Christine Barnes of Mulliken, a Republican candidate for 78th District state representative also spoke.
“I don’t think anyone is really against solar,” Barnes said. “I think a large amount of this group is against uncapped, unlimited solar that seems to be done in the dark of the night. I think what most people here want is to know that it’s on brownstone or commercial fields.
“I’ve been on a planning and zoning commission before for two years and I can tell you that they don’t always go diligent,” Barnes said. “We worry more about a shed being 10 feet too close to a river than we do about 2,000 acres of solar in our backyard. It’s ridiculous to me. Property rights go as far as the zoning, and last I knew Keene Township was zoned mostly as ag land and your master plan protects ag land.”
Two audience members, including Jamie Snyder of Cato Township, referenced an article in the Daily News last Thursday detailing public comments made by Ionia County Board of Commissioners Chairman David Hodges of Belding, who recently attended a private meeting at a Keene Township farmer’s residence on the topic of the proposed solar project.
“He (Hodges) was trying to say, ‘don’t listen to Kevon Martis, he’s big coal.’ Where I grew up, the person that throws somebody under a bus is the person you need to watch,” Snyder said.
A closer look at renewable energy in Michigan and throughout the U.S.
Michigan’s Clean and Renewable Energy & Energy Waste Reduction Act (PA 295 of 2008) established a renewable portfolio standard of 10% and gave regulated utilities until 2015 to achieve this standard by using wind and solar.
PA 341 and 342 of 2016 modified PA 295 and raised the standard to 15% to be achieved by 2021. That same year, a net metering program was changed to what’s now called the Distributed Generation (DG) program — an incentive in which participating customers generating some of their own electricity are credited for any extra energy they produce.
In 2020, Consumers Energy adopted the DG tariff and agreed to voluntarily raise the 1% cap to 2%. DTE plans to eventually voluntarily raise its cap to 3% and is expected to hit its 1% cap in early 2023.
Earlier this year, Gov.
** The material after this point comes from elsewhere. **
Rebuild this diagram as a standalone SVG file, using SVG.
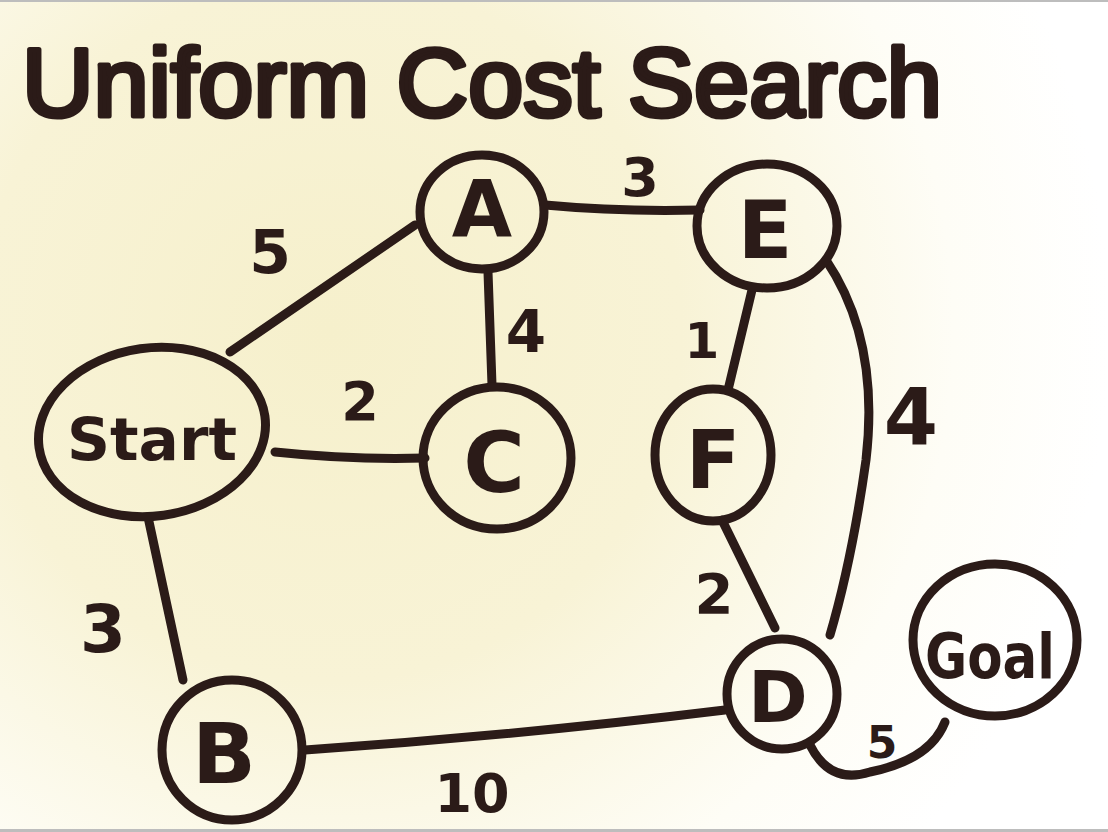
<svg xmlns="http://www.w3.org/2000/svg" width="1108" height="832" viewBox="0 0 1108 832">
<defs>
<radialGradient id="bg" cx="330" cy="330" r="780" gradientUnits="userSpaceOnUse">
<stop offset="0" stop-color="#f6f0cc"/>
<stop offset="0.45" stop-color="#f8f3d6"/>
<stop offset="0.8" stop-color="#fefdf6"/>
<stop offset="1" stop-color="#ffffff"/>
</radialGradient>
<style>
.node{fill:none;stroke:#2b1b18;stroke-width:9}
.edge{fill:none;stroke:#2b1b18;stroke-width:9;stroke-linecap:round;stroke-linejoin:round}
.lbl{font-family:"DejaVu Sans","Liberation Sans",sans-serif;font-weight:bold;fill:#2b1b18;text-anchor:middle}
.num{font-family:"DejaVu Sans","Liberation Sans",sans-serif;font-weight:bold;fill:#2b1b18;text-anchor:middle}
.title{font-family:"Liberation Sans","DejaVu Sans",sans-serif;fill:#2b1b18;stroke:#2b1b18;stroke-width:5;stroke-linejoin:round}
</style>
</defs>
<rect width="1108" height="832" fill="url(#bg)"/>
<rect x="0" y="0" width="1108" height="2" fill="#bdbdbd"/>
<rect x="0" y="829" width="1108" height="3" fill="#bdbdbd"/>

<text class="title" x="22" y="116" font-size="96" textLength="920" lengthAdjust="spacingAndGlyphs">Uniform Cost Search</text>

<g id="connectors">
<path class="edge" d="M230 352 L415 225"/>
<path class="edge" d="M545 205 Q620 212 700 210"/>
<path class="edge" d="M488 272 L492 385"/>
<path class="edge" d="M275 452 Q350 460 425 458"/>
<path class="edge" d="M752 290 L728 390"/>
<path class="edge" d="M826 260 Q880 340 866 460 Q852 560 830 635"/>
<path class="edge" d="M722 520 L775 628"/>
<path class="edge" d="M148 517 L183 680"/>
<path class="edge" d="M305 750 Q520 735 725 710"/>
<path class="edge" d="M810 745 Q830 785 870 772 Q930 760 945 722"/>
<text class="num" x="270" y="273" font-size="60">5</text>
<text class="num" x="640" y="196" font-size="54">3</text>
<text class="num" x="526" y="352" font-size="58">4</text>
<text class="num" x="360" y="420" font-size="54">2</text>
<text class="num" x="702" y="358" font-size="50">1</text>
<text class="num" x="911" y="444" font-size="78">4</text>
<text class="num" x="714" y="613" font-size="56">2</text>
<text class="num" x="103" y="652" font-size="66">3</text>
<text class="num" x="472" y="812" font-size="54">10</text>
<text class="num" x="882" y="758" font-size="44">5</text>
</g>

<g id="node-A"><ellipse class="node" cx="482" cy="212" rx="62" ry="57"/><text class="lbl" x="482" y="236" font-size="78">A</text></g>
<g id="node-E"><ellipse class="node" cx="767" cy="226" rx="70" ry="62"/><text class="lbl" x="765" y="258" font-size="80">E</text></g>
<g id="node-Start"><ellipse class="node" cx="152" cy="432" rx="114" ry="84" transform="rotate(-8 152 432)"/><text class="lbl" x="152" y="460" font-size="58" textLength="170" lengthAdjust="spacingAndGlyphs">Start</text></g>
<g id="node-C"><ellipse class="node" cx="497" cy="458" rx="74" ry="71"/><text class="lbl" x="494" y="492" font-size="84">C</text></g>
<g id="node-F"><ellipse class="node" cx="713" cy="455" rx="58" ry="66"/><text class="lbl" x="713" y="488" font-size="80">F</text></g>
<g id="node-B"><ellipse class="node" cx="232" cy="750" rx="70" ry="70"/><text class="lbl" x="224" y="783" font-size="84">B</text></g>
<g id="node-D"><ellipse class="node" cx="782" cy="694" rx="55" ry="55"/><text class="lbl" x="778" y="722" font-size="72">D</text></g>
<g id="node-Goal"><ellipse class="node" cx="995" cy="640" rx="82" ry="76"/><text class="lbl" x="990" y="678" font-size="62" textLength="130" lengthAdjust="spacingAndGlyphs">Goal</text></g>
</svg>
Gretchen Whitmer’s MI Healthy Climate plan was unveiled with the goal of achieving economy-wide carbon neutrality by 2050 with interim goals for 2030 (michigan.gov/whitmer/news/press-releases/2022/04/21/whitmer-unveils-mi-healthy-climate-plan).
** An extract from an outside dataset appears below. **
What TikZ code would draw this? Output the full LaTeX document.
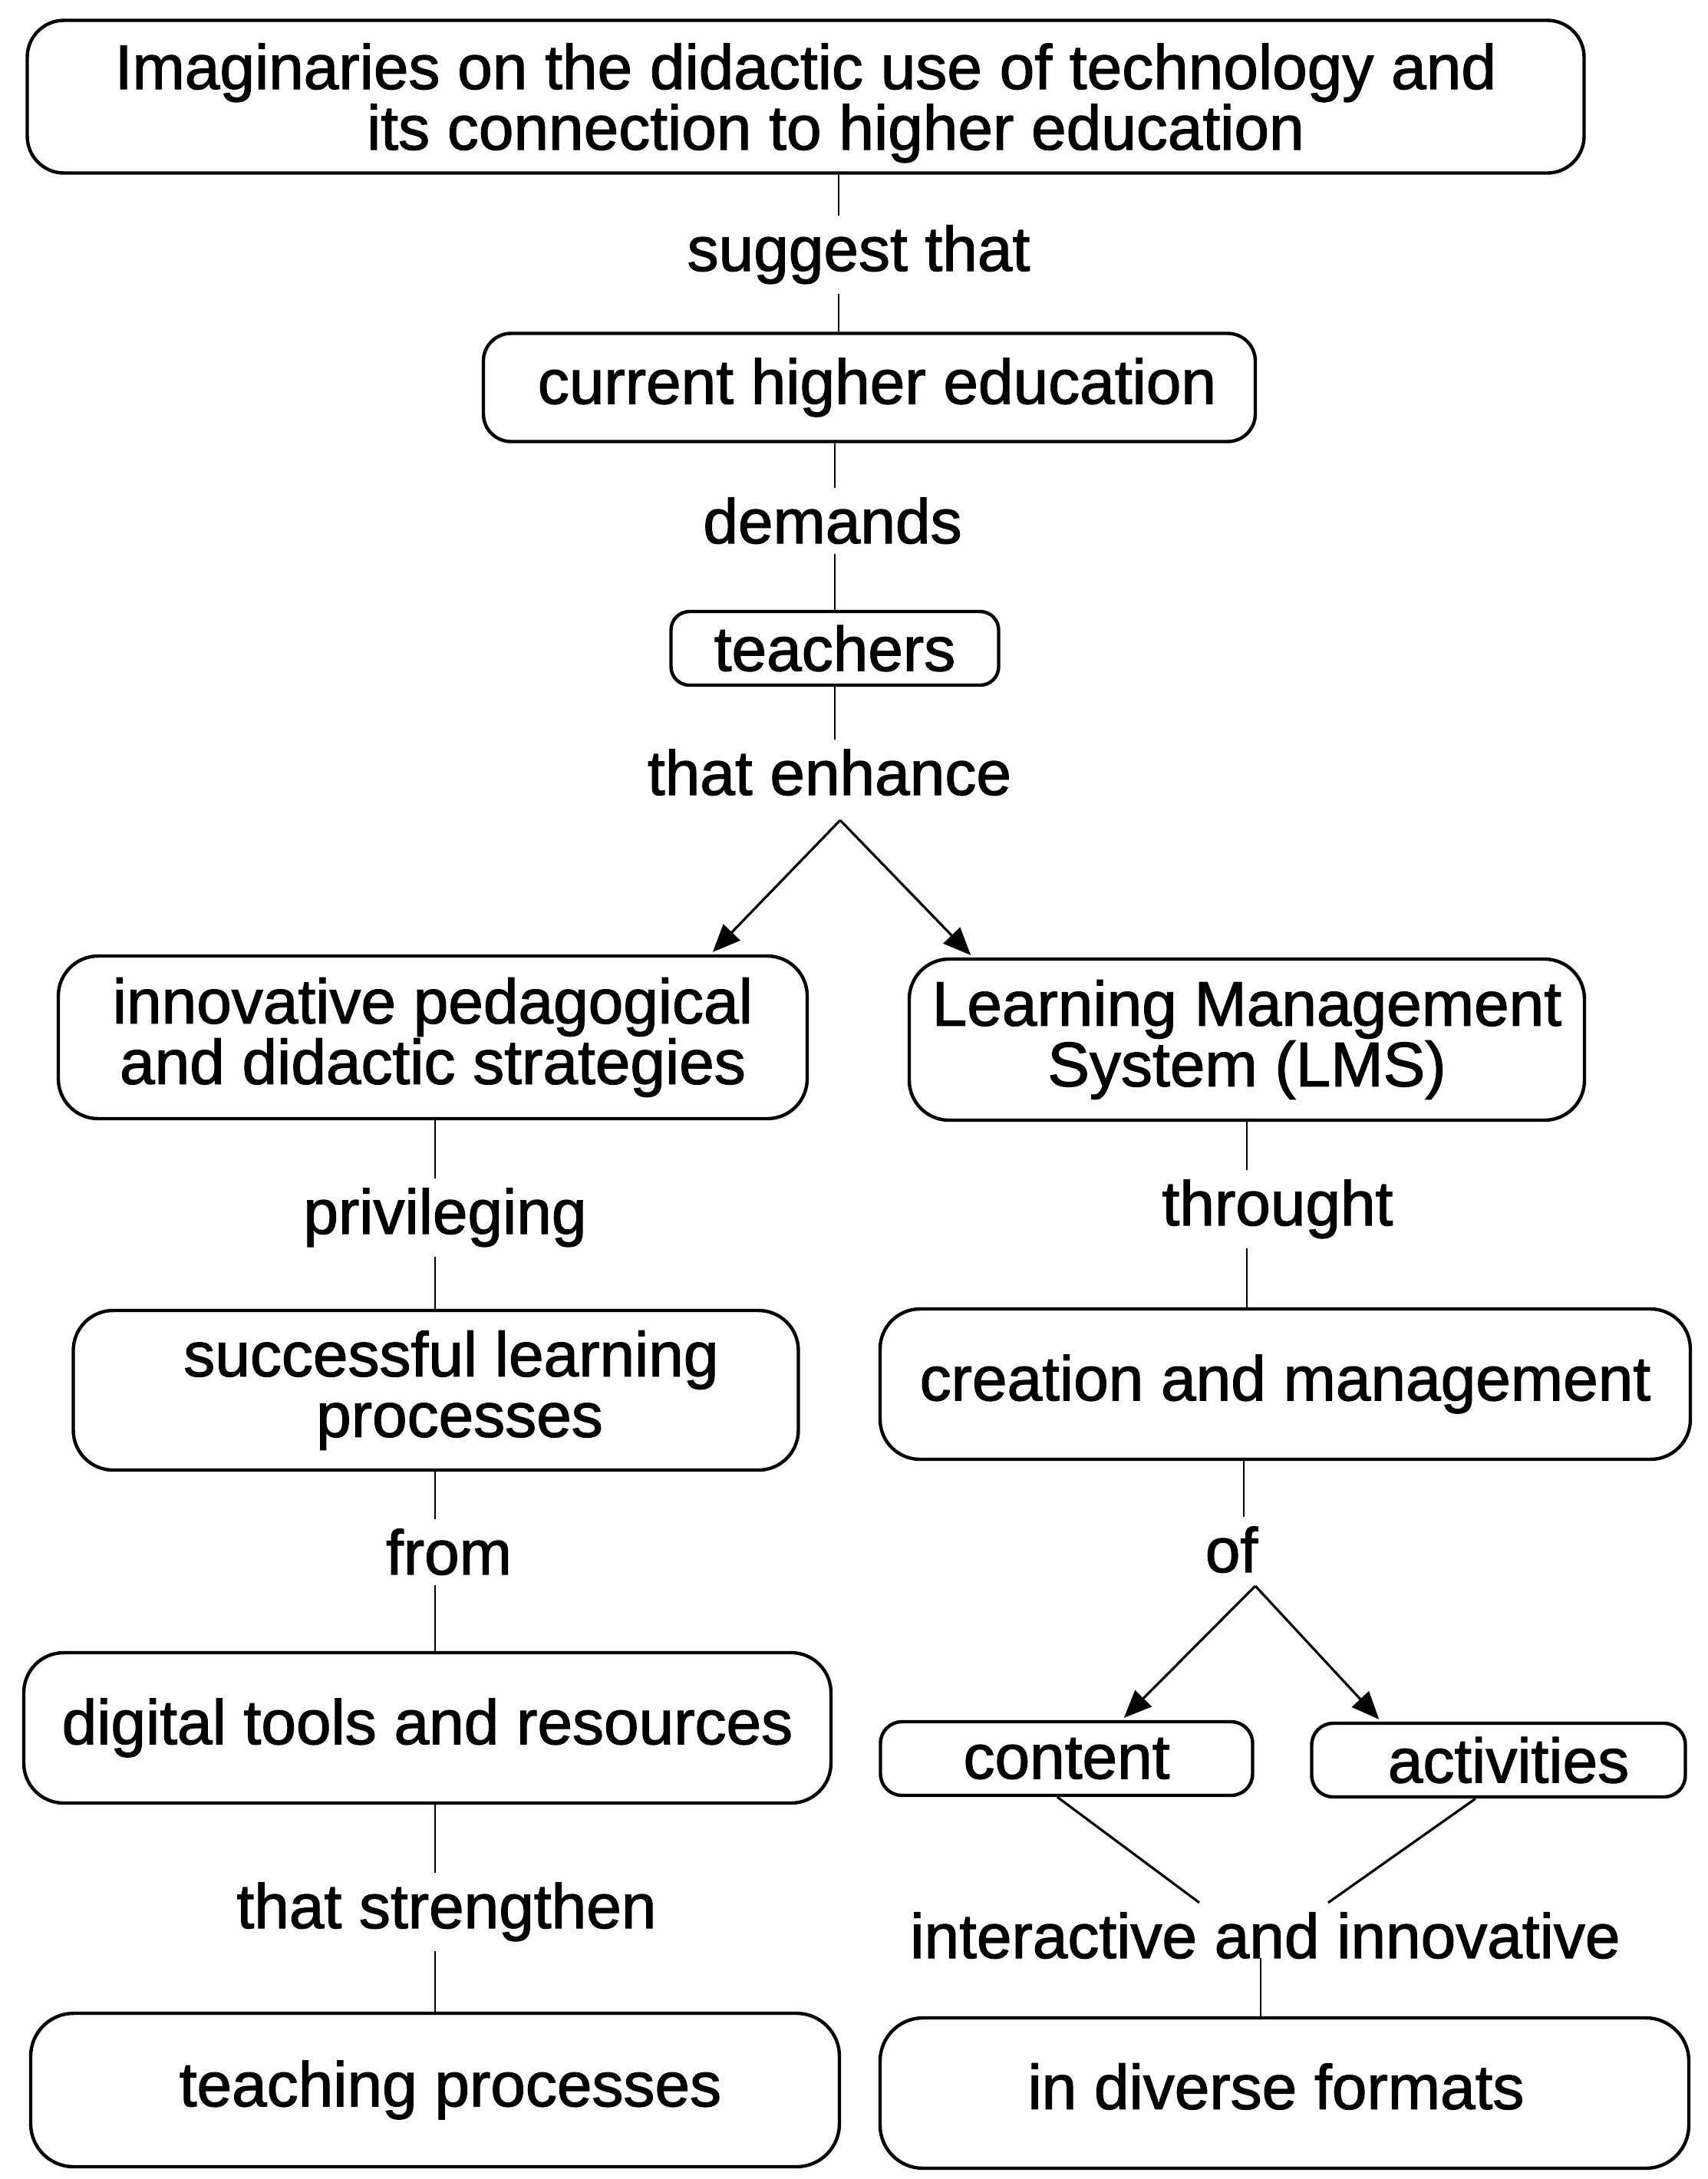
\documentclass[tikz,border=0pt]{standalone}
\usepackage{fontspec}
\setmainfont{Liberation Sans}[FakeBold=1.5]
\usetikzlibrary{arrows.meta}
\newcommand{\mylblfont}{\fontsize{20.5pt}{19.75pt}\selectfont}
\tikzset{
  box/.style={draw, line width=1.1pt, rounded corners=#1, align=center, inner sep=0pt, font=\mylblfont},
  box/.default=12pt,
  conn/.style={line width=0.65pt},
  diag/.style={line width=0.8pt},
  arr/.style={line width=0.8pt, -{Triangle[length=9pt,width=7.5pt]}, shorten >=1pt},
  lab/.style={inner sep=3pt, font=\mylblfont, anchor=base}
}
\begin{document}
\begin{tikzpicture}[x=0.25pt,y=-0.25pt]
\useasboundingbox (0,0) rectangle (2226,2840);

% boxes
\node[box=12pt, minimum width=507.25pt, minimum height=49.75pt] (top) at (1050,126)
  {\rule{0pt}{19pt}Imaginaries on the didactic use of technology and\\\hspace*{19.5pt}its connection to higher education};
\node[box=9pt, minimum width=251.5pt, minimum height=35.25pt] (current) at (1133,505)
  {\hspace*{5pt}current higher education};
\node[box=6pt, minimum width=106.75pt, minimum height=24pt] (teachers) at (1088,845) {teachers};
\node[box=13pt, minimum width=244pt, minimum height=53pt] (innov) at (564,1352)
  {innovative pedagogical\\and didactic strategies};
\node[box=13pt, minimum width=220pt, minimum height=52.5pt] (lms) at (1625,1355)
  {Learning Management\\System (LMS)};
\node[box=13pt, minimum width=236.25pt, minimum height=52pt] (success) at (568,1812)
  {\hspace*{10pt}successful learning\\\hspace*{15.5pt}processes};
\node[box=13pt, minimum width=264pt, minimum height=49pt] (creation) at (1675,1804)
  {creation and management};
\node[box=13pt, minimum width=263pt, minimum height=49pt] (digital) at (557,2252)
  {digital tools and resources};
\node[box=7pt, minimum width=121.25pt, minimum height=24pt] (content) at (1390,2292) {content};
\node[box=7pt, minimum width=121.75pt, minimum height=24pt] (activities) at (1953,2294)
  {\hspace*{6.5pt}activities};
\node[box=14pt, minimum width=263.5pt, minimum height=49pt, text depth=4.5pt] (formats) at (1674,2728)
  {\hspace*{-5.5pt}in diverse formats};
\node[box=14pt, minimum width=263.5pt, minimum height=50pt] (teaching) at (567,2724)
  {\hspace*{10pt}teaching processes};

% linking phrases
\node[lab] (suggest) at (1119,353) {suggest that};
\node[lab] (demands) at (1085,708) {demands};
\node[lab] (enhance) at (1081,1036) {that enhance};
\node[lab] (privileging) at (580,1608) {privileging};
\node[lab] (throught) at (1665,1597) {throught};
\node[lab] (from) at (585,2052) {from};
\node[lab] (of) at (1605,2049) {of};
\node[lab] (strengthen) at (582,2513) {that strengthen};
\node[lab] (interactive) at (1649,2552) {interactive and innovative};

% connector x positions
\coordinate (x1) at (1093,0);
\coordinate (x2) at (1088,0);
\coordinate (x3) at (567,0);
\coordinate (x4) at (1625,0);
\coordinate (x5) at (1621,0);
\coordinate (x6) at (1643,0);
\coordinate (apexA) at (1095,1069);
\coordinate (tipA) at (926,0);
\coordinate (tipB) at (1268,0);
\coordinate (apexB) at (1636,2067);
\coordinate (tipC) at (1462,0);
\coordinate (tipD) at (1800,0);
\coordinate (cb) at (1378,0);
\coordinate (ab) at (1923,0);
\coordinate (ie1) at (1563,0);
\coordinate (ie2) at (1731,0);

% connectors
\draw[conn] (top.south -| x1) -- (suggest.north -| x1);
\draw[conn] (suggest.south -| x1) -- (current.north -| x1);
\draw[conn] (current.south -| x2) -- (demands.north -| x2);
\draw[conn] (demands.south -| x2) -- (teachers.north -| x2);
\draw[conn] (teachers.south -| x2) -- (enhance.north -| x2);
\draw[arr] (apexA) -- (innov.north -| tipA);
\draw[arr] (apexA) -- (lms.north -| tipB);

\draw[conn] (innov.south -| x3) -- (privileging.north -| x3);
\draw[conn] (privileging.south -| x3) -- (success.north -| x3);
\draw[conn] (success.south -| x3) -- (from.north -| x3);
\draw[conn] (from.south -| x3) -- (digital.north -| x3);
\draw[conn] (digital.south -| x3) -- (strengthen.north -| x3);
\draw[conn] (strengthen.south -| x3) -- (teaching.north -| x3);

\draw[conn] (lms.south -| x4) -- (throught.north -| x4);
\draw[conn] (throught.south -| x4) -- (creation.north -| x4);
\draw[conn] (creation.south -| x5) -- (of.north -| x5);
\draw[arr] (apexB) -- (content.north -| tipC);
\draw[arr] (apexB) -- (activities.north -| tipD);
\draw[diag] (content.south -| cb) -- (interactive.north -| ie1);
\draw[diag] (activities.south -| ab) -- (interactive.north -| ie2);
\draw[conn] (interactive.base -| x6) -- (formats.north -| x6);
\end{tikzpicture}
\end{document}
Consumers Energy currently plans to end coal use to generate electricity, reduce carbon emissions by 90% from 2005 levels and meet customers’ needs with 90% clean energy resources — all by 2040. DTE plans to significantly increase investments in renewable energy and cut carbon emissions in half over the next 10 years.
Meanwhile, President Joe Biden introduced Executive Order 14057 — Catalyzing Clean Energy Industries & Jobs Through Federal Sustainability — late last year (whitehouse.gov/briefing-room/presidential-actions/2021/12/08/executive-order-on-catalyzing-clean-energy-industries-and-jobs-through-federal-sustainability). The federal sustainability plan aims to reduce U.S. greenhouse gas emissions by 50% from 2005 levels by 2030, and to limit global warning to 1.5 degrees Celsius.